**Prompt**. Nothing but the lines from the one containing "Rebuild this chart" down to the one containing "xmax = -0.5 + PW / cell", both included, should be echoed, and each exactly as it stands.
┄┄┄┄┄┄┄┄┄┄┄┄┄┄┄┄┄┄┄┄
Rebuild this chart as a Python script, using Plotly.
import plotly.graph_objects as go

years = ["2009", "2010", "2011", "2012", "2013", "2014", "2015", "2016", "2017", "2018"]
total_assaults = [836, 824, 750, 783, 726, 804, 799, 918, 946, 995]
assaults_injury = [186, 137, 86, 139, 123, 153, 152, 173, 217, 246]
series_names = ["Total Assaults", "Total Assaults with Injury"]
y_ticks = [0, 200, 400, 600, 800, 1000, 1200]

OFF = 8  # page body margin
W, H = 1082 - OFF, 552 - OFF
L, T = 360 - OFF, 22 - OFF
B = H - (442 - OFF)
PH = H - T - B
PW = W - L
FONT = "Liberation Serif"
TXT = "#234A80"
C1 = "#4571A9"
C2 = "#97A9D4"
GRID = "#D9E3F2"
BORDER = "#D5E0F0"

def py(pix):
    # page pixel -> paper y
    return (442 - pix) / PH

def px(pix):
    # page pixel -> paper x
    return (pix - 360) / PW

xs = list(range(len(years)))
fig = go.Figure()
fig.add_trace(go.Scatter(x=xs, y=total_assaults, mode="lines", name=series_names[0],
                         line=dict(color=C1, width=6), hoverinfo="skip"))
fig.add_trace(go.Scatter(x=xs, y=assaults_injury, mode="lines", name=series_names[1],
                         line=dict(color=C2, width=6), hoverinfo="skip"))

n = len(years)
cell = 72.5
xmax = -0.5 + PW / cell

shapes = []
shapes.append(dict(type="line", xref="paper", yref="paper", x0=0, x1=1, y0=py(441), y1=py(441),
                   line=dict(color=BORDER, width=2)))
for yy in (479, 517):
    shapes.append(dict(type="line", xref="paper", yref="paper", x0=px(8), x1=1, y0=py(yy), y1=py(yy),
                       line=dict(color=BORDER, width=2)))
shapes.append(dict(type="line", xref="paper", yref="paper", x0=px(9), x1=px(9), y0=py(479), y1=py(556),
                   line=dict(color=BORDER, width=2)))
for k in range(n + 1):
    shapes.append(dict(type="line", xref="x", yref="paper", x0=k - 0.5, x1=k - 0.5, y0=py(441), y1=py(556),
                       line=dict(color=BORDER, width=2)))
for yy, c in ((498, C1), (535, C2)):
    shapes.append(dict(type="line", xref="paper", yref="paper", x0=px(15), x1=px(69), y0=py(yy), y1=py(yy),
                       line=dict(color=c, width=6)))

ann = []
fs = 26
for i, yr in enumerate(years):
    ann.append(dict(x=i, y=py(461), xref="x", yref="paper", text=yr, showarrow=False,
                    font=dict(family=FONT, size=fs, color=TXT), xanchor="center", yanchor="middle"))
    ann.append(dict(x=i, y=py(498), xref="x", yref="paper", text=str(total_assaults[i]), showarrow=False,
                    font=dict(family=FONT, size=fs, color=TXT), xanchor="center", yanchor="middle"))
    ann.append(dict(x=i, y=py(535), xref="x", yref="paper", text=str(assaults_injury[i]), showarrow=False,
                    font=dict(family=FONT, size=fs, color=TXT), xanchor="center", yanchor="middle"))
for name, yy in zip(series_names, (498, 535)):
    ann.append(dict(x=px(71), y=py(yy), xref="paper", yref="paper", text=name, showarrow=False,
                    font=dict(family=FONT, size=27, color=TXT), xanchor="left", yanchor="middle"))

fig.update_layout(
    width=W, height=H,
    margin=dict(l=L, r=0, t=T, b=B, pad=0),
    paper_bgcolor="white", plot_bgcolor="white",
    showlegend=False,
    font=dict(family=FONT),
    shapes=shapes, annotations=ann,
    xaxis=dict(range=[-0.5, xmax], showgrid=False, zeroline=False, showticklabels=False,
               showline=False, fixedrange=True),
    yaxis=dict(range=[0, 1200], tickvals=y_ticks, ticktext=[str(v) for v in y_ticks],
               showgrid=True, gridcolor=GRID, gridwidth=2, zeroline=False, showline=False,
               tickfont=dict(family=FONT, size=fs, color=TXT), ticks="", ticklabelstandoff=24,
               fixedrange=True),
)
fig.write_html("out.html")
┄┄┄┄┄┄┄┄┄┄┄┄┄┄┄┄┄┄┄┄
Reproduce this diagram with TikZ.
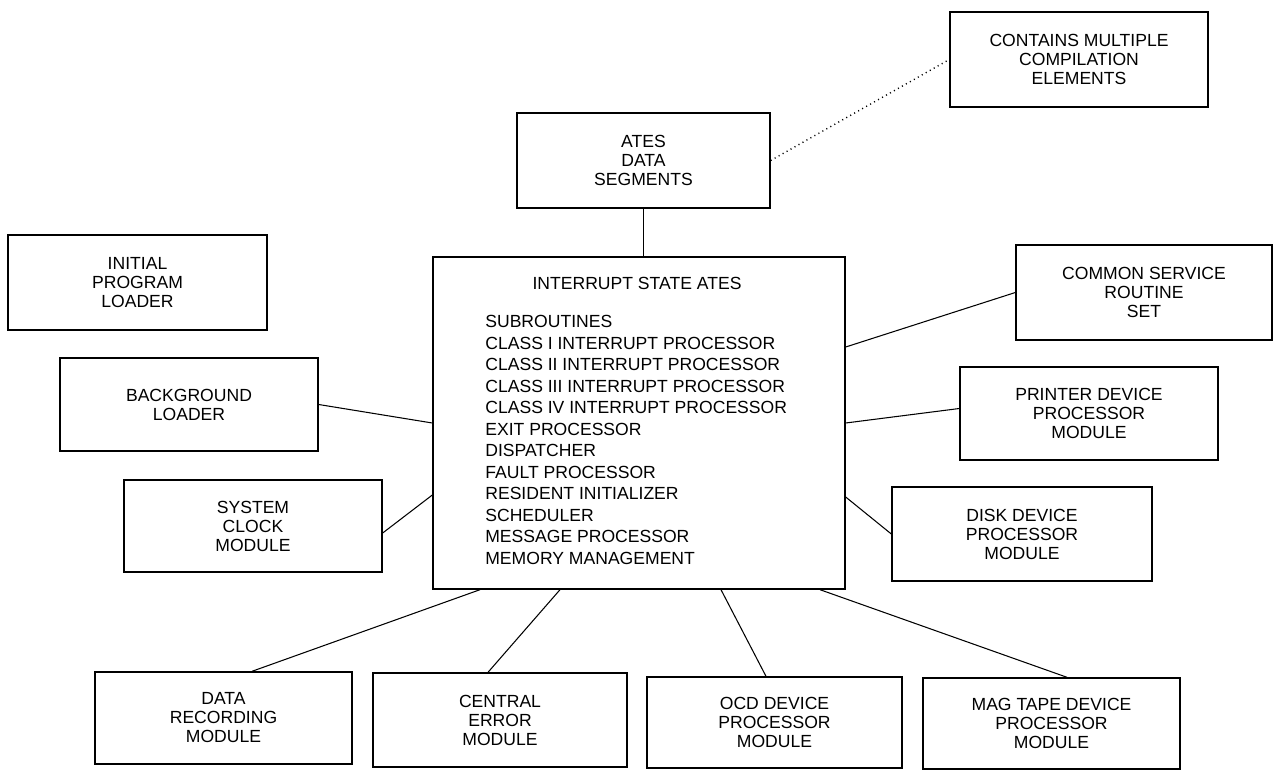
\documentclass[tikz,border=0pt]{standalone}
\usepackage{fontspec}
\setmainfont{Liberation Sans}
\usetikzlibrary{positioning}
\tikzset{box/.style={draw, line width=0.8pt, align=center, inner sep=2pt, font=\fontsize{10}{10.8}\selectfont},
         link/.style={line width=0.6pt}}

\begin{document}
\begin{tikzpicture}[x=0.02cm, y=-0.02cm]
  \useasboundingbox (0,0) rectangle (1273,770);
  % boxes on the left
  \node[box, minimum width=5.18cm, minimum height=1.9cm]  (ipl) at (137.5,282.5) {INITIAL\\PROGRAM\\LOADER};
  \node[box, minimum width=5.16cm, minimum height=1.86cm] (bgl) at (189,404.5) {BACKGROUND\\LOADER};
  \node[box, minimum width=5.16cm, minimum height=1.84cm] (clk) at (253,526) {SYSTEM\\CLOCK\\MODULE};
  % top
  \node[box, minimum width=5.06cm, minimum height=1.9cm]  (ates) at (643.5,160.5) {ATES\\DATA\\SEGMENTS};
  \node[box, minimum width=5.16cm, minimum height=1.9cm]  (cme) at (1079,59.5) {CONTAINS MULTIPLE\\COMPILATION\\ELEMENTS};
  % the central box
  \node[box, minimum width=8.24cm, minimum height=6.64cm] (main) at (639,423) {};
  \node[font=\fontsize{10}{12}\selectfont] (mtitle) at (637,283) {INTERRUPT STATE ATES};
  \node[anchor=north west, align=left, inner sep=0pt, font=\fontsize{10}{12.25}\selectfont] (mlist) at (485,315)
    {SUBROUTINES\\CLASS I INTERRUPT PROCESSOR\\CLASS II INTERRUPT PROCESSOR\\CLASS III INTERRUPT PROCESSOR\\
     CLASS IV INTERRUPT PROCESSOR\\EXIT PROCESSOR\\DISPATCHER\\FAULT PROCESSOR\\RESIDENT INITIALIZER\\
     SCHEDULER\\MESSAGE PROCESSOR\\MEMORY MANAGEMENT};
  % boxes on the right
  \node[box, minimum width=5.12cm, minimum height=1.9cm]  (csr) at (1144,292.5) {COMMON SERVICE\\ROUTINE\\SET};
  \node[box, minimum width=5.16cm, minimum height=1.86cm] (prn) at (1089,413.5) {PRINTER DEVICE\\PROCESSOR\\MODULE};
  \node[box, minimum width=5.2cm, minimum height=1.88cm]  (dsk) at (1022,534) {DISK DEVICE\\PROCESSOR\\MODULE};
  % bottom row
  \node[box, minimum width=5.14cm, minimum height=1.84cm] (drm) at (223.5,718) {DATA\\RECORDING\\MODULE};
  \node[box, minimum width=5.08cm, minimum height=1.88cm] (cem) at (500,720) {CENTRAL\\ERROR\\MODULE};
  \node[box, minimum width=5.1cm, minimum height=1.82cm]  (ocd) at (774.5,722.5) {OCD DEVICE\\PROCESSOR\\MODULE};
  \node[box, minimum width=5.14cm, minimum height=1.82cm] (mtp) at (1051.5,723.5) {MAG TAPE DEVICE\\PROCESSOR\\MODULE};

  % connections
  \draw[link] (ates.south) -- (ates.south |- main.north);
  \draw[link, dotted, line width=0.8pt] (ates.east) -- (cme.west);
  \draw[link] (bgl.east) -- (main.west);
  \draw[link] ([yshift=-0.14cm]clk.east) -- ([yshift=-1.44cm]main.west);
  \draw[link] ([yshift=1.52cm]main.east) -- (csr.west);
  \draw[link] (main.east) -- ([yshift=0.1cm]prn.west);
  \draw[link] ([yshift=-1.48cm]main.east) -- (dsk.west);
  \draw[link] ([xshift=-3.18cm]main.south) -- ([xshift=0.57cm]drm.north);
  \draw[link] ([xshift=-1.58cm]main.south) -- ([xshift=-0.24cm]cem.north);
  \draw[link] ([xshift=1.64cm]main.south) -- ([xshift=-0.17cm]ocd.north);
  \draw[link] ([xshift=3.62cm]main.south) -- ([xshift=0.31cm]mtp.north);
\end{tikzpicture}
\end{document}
┄┄┄┄┄┄┄┄┄┄┄┄┄┄┄┄┄┄┄┄
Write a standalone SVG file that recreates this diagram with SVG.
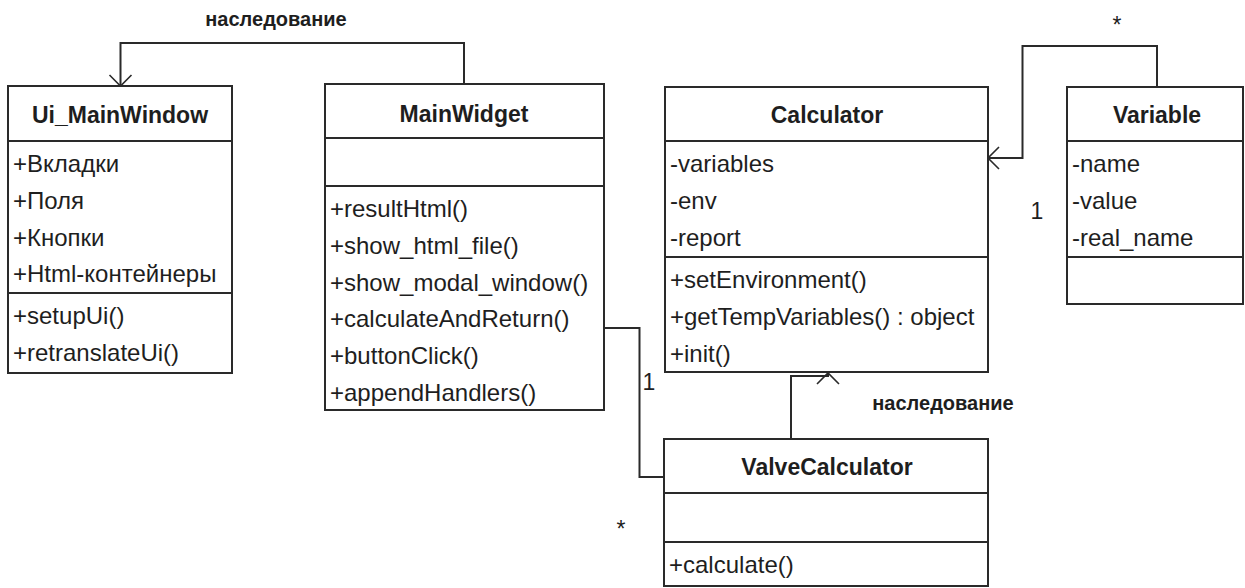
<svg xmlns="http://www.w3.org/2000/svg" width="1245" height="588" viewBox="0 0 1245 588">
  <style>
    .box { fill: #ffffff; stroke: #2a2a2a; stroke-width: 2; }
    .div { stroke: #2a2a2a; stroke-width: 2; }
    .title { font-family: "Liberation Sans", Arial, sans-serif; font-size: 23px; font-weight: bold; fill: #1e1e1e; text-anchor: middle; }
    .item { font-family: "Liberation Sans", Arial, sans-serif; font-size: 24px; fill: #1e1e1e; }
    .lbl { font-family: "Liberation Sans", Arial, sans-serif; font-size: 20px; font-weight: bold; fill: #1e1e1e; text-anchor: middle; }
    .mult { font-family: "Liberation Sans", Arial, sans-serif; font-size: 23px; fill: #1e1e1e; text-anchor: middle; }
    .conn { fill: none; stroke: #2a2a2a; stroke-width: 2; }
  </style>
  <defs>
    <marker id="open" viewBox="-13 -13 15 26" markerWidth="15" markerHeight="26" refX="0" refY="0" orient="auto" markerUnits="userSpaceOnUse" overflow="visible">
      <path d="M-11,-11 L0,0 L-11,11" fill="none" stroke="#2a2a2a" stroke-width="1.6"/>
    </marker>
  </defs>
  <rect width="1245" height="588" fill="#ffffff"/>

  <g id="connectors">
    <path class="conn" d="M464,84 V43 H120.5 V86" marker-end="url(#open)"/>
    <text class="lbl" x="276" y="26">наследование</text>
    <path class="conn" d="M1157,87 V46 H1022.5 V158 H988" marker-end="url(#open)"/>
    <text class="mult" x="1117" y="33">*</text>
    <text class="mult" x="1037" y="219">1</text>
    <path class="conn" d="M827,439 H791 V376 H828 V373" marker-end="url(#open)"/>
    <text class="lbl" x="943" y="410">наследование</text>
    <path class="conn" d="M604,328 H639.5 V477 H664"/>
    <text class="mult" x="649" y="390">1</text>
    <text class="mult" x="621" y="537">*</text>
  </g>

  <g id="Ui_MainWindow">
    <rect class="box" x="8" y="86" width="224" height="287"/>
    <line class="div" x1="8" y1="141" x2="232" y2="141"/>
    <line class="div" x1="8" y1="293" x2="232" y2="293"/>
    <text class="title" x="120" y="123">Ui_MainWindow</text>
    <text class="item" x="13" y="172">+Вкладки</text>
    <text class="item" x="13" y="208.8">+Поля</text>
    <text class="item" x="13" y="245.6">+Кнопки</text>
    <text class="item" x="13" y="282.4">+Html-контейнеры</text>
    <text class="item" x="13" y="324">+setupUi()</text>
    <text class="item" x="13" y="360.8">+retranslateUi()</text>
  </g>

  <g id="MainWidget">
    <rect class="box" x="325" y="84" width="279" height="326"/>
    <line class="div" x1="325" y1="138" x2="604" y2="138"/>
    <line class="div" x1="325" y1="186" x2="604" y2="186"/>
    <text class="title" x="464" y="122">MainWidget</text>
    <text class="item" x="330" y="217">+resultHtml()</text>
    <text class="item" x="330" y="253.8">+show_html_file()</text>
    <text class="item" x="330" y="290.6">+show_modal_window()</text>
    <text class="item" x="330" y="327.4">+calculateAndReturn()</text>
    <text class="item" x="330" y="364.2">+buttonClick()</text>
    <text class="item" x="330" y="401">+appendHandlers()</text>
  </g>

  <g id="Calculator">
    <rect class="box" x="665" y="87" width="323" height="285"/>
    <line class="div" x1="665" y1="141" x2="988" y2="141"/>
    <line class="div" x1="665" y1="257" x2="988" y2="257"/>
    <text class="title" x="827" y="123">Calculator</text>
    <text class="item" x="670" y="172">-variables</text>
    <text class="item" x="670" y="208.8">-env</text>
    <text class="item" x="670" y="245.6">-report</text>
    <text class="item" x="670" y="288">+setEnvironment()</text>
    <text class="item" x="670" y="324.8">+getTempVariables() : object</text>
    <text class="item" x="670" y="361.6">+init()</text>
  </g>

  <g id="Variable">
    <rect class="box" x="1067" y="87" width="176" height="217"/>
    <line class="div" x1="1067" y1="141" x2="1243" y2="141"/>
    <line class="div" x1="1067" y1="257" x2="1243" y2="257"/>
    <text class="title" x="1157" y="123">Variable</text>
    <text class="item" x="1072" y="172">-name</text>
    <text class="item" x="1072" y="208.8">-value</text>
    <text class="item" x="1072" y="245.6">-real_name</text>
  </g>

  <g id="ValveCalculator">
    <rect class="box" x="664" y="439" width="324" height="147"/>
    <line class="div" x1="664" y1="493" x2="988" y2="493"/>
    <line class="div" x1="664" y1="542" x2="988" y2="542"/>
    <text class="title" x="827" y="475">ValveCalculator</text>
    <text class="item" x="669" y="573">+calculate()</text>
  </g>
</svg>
┄┄┄┄┄┄┄┄┄┄┄┄┄┄┄┄┄┄┄┄
**Answer for the task**.
Rebuild this chart as a Python script, using Plotly.
import plotly.graph_objects as go

years = ["2009", "2010", "2011", "2012", "2013", "2014", "2015", "2016", "2017", "2018"]
total_assaults = [836, 824, 750, 783, 726, 804, 799, 918, 946, 995]
assaults_injury = [186, 137, 86, 139, 123, 153, 152, 173, 217, 246]
series_names = ["Total Assaults", "Total Assaults with Injury"]
y_ticks = [0, 200, 400, 600, 800, 1000, 1200]

OFF = 8  # page body margin
W, H = 1082 - OFF, 552 - OFF
L, T = 360 - OFF, 22 - OFF
B = H - (442 - OFF)
PH = H - T - B
PW = W - L
FONT = "Liberation Serif"
TXT = "#234A80"
C1 = "#4571A9"
C2 = "#97A9D4"
GRID = "#D9E3F2"
BORDER = "#D5E0F0"

def py(pix):
    # page pixel -> paper y
    return (442 - pix) / PH

def px(pix):
    # page pixel -> paper x
    return (pix - 360) / PW

xs = list(range(len(years)))
fig = go.Figure()
fig.add_trace(go.Scatter(x=xs, y=total_assaults, mode="lines", name=series_names[0],
                         line=dict(color=C1, width=6), hoverinfo="skip"))
fig.add_trace(go.Scatter(x=xs, y=assaults_injury, mode="lines", name=series_names[1],
                         line=dict(color=C2, width=6), hoverinfo="skip"))

n = len(years)
cell = 72.5
xmax = -0.5 + PW / cell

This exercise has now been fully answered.